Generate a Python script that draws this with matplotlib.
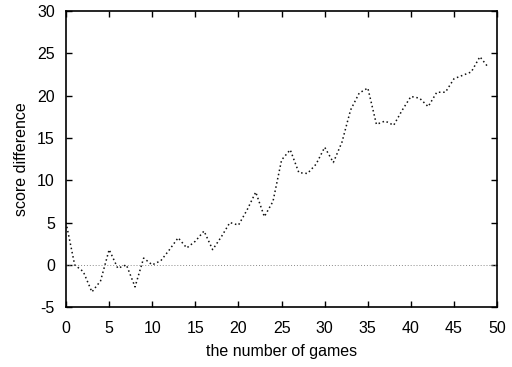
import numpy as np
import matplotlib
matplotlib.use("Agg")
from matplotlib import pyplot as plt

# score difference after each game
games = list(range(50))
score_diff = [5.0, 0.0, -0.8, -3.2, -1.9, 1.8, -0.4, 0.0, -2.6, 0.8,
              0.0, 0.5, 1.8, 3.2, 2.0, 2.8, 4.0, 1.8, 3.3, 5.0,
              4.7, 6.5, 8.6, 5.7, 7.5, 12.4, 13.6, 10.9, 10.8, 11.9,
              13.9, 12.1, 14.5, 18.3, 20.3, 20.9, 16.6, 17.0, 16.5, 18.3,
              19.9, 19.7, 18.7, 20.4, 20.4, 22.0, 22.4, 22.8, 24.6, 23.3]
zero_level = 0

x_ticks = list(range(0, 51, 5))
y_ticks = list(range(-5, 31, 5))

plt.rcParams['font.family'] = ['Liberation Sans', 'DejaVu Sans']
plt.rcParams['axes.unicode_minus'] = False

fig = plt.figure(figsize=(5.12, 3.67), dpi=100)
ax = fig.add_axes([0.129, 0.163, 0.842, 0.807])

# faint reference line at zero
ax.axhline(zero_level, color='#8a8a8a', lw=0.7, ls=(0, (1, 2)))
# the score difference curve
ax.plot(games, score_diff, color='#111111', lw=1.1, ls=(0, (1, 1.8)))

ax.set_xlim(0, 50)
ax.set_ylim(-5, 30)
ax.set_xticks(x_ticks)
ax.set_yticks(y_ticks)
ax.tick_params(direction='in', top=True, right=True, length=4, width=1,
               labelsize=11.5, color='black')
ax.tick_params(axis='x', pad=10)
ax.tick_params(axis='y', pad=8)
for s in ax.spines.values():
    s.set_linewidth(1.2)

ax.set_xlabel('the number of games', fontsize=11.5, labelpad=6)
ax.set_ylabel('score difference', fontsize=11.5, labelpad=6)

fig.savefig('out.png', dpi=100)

################

| Stated task |
Omitting all pictures, restate exactly the lines of the material from its start through the line that contains "from matplotlib import pyplot as plt".

| Written solution |
Generate a Python script that draws this with matplotlib.
import numpy as np
import matplotlib
matplotlib.use("Agg")
from matplotlib import pyplot as plt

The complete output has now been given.